September 15, 2012

Alumni game brings back familiar faces for charity

It wasn't so different from any other family reunion.

The guys were a little taller. They played a littler higher above the rim - some of them, anyway - than your uncles in the driveway.

But the Kentucky Basketball Alumni Charity Game Saturday at Rupp Arena had familiar faces wearing wide smiles and some long-gone friends finding their way back to a home away from home in Lexington.

"It's like a big family," said NBA rookie Darius Miller. "We're all having fun with each other, just enjoying the moment. We came out here, we had a blast. Hope everybody else did too."

There were 10,173 fans in the stands to watch the White team beat the Blue 121-93 behind 42 points and 15 rebounds from the Sacramento Kings' DeMarcus Cousins and 40 points from Hornets rookie Anthony Davis, last season's NCAA Player of the Year.

That turnout didn't fill the house, but it was enough to generate $350,000 in charitable donations to the West Liberty Recovery Fund, 4 Paws for Ability, the Starkey Hearing Foundation, Everfi's financial literacy program, Samaritan's Feet, the Urban League of Lexington and the Jimmy V Foundation.

He doesn't expect the reunion to be a one-time affair. In addressing the crowd before the game, Kentucky coach John Calipari - who tied Saturday's festivities to the week of his Basketball Fantasy Experience Camp - said he wants to repeat the Alumni Game next year and to give away $1 million to charity.

The fans who turned out for good causes also got to have some fun. Defense was Saturday's big loser. Its big winner was rapper Drake, the coach of a White team that was stacked in the frontcourt with Cousins and Davis.

"We knew who the better team was," Davis said. "Clearly the White."
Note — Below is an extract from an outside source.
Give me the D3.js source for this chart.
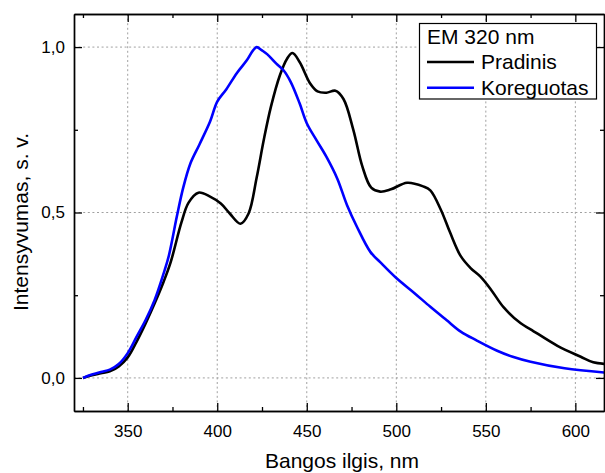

The White team had a significant size advantage, but it hardly mattered. Cousins was content to do most of his damage from long distance, shooting 5-for-10 from three-point range. Davis was 4-for-7 from behind the three-point line, which was at NBA distance.

"I had a decent game," Cousins said. "Decent game."

The Blue team was more perimeter-oriented. It got 32 points from Charlotte Bobcats rookie Michael Kidd-Gilchrist and 20 each from 1990s stars Derek Anderson and Wayne Turner.

Tony Delk, who had 23 points in the day's matinee pitting members of Kentucky's 1996 NCAA championship team against All-Stars from Calipari's fantasy camp, turned facilitator in the Alumni Game, dishing out 12 assists for the White team, which also featured Perry Stevenson, Antoine Walker, Jared Prickett and Walter McCarty.

They rolled past a Blue team that also had Miller, Nazr Mohammed, Jeff Sheppard and Randolph Morris.

Though the week leading up to the game sparked a debate over which team was superior, Delk's 1996 NCAA champs, a team that ultimately saw nine of its players on NBA rosters, or this year's title winner sparked by Davis and Kidd-Gilchrist, the No. 1 and 2 picks in June's NBA Draft.

John Wall, who got the ball rolling on Kentucky's recruiting renaissance in 2009, cast his vote for the 2012 squad. But Wall - who coached the losing Blue team - said he'd first require that club to beat his 2010 Wildcats, who produced five first-round NBA Draft picks.

"We could take 'em," Wall said. "We'll take on any challenge."

But for all the debate, Saturday was mostly about coming together, bridging the gap from 1996 to 2012 and honoring Kentucky's basketball past. A number of former players including Wah Wah Jones, Mike Pratt and Sam Bowie were in attendance, and the current Wildcats watched from courtside, along with the nation's top high school prospect, forward Julius Randle.

"It's a changing generation, but we have good guys that carry the torch," Delk said. "And that's the most important thing."

On Saturday, those generations came together, like a family, with Calipari as the patriarch.

"What he's done a great job of is brining everybody back and making us one big family," Delk said. "That's the most important thing that Kentucky has got. They'd gotten away from it (at) one point in time, but now he's brought everybody back and we're family again."